* _What to produce_
Exactly retype the opening line of the entries and every line after it, ending with the line that contains "ax = myFig.add_axes([97/755, 1". Skip all pictures.
————
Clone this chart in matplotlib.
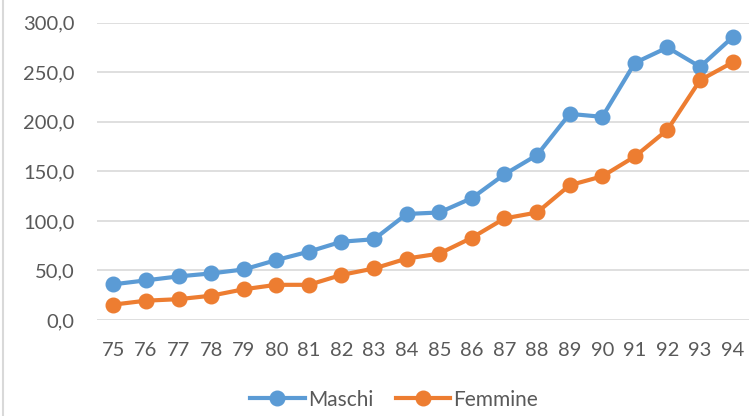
import numpy as np
import matplotlib.pyplot as plt
from matplotlib.lines import Line2D

# Data
years = ['75', '76', '77', '78', '79', '80', '81', '82', '83', '84',
         '85', '86', '87', '88', '89', '90', '91', '92', '93', '94']
maschi = [36, 40, 44, 47, 51, 60.5, 69, 79, 81.5, 107,
          108.5, 123, 147, 166.5, 208, 205, 259.5, 275, 255.5, 285.5]
femmine = [15.5, 19.5, 21, 24.5, 31, 35.5, 35.5, 45.5, 52, 62,
           67, 83, 102.5, 108.5, 136, 145, 165, 192, 242, 260]

plt.rcParams['font.family'] = ['Lato', 'DejaVu Sans']

myFig = plt.figure(figsize=[7.55, 4.16], dpi=100)
ax = myFig.add_axes([97/755, 1 - 320/416, (749 - 97)/755, (320 - 22.7)/416])

xPos = np.arange(len(years))
ax.plot(xPos, maschi, color='#5B9BD5', lw=3, marker='o', ms=10.5, label='Maschi', zorder=3)
ax.plot(xPos, femmine, color='#ED7D31', lw=3, marker='o', ms=10.5, label='Femmine', zorder=3)

ax.set_xlim(-0.5, len(years) - 0.5)
ax.set_ylim(0, 300)
ax.set_yticks(np.arange(0, 301, 50))
ax.set_yticklabels([('%.1f' % v).replace('.', ',') for v in np.arange(0, 301, 50)])
ax.set_xticks(xPos)
ax.set_xticklabels(years)

ax.grid(axis='y', color='#D9D9D9', lw=1.2)
ax.set_axisbelow(True)
for s in ax.spines.values():
    s.set_visible(False)
ax.tick_params(length=0, labelsize=14.5, colors='#595959')
ax.tick_params(axis='y', pad=16)
ax.tick_params(axis='x', pad=16)

myFig.legend(loc='lower center', ncol=2, frameon=False, fontsize=15,
             labelcolor='#595959', bbox_to_anchor=(0.522, -0.03),
             handlelength=2.6, handletextpad=0.15, columnspacing=1.1)

# chart border (left edge visible)
myFig.add_artist(Line2D([3/755, 3/755], [0, 1], color='#D9D9D9', lw=1.5, transform=myFig.transFigure))

plt.savefig('out.png', dpi=100)
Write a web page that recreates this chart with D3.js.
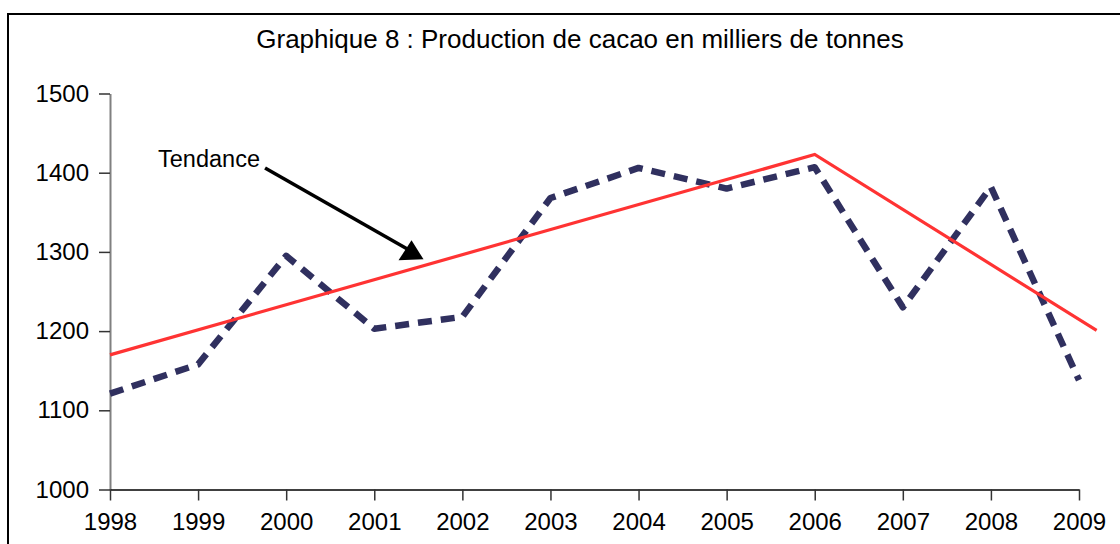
————
* _Worked answer_
Clone this chart in matplotlib.
import numpy as np
import matplotlib.pyplot as plt
from matplotlib.lines import Line2D

# Data
years = ['75', '76', '77', '78', '79', '80', '81', '82', '83', '84',
         '85', '86', '87', '88', '89', '90', '91', '92', '93', '94']
maschi = [36, 40, 44, 47, 51, 60.5, 69, 79, 81.5, 107,
          108.5, 123, 147, 166.5, 208, 205, 259.5, 275, 255.5, 285.5]
femmine = [15.5, 19.5, 21, 24.5, 31, 35.5, 35.5, 45.5, 52, 62,
           67, 83, 102.5, 108.5, 136, 145, 165, 192, 242, 260]

plt.rcParams['font.family'] = ['Lato', 'DejaVu Sans']

myFig = plt.figure(figsize=[7.55, 4.16], dpi=100)
ax = myFig.add_axes([97/755, 1 - 320/416, (749 - 97)/755, (320 - 22.7)/416])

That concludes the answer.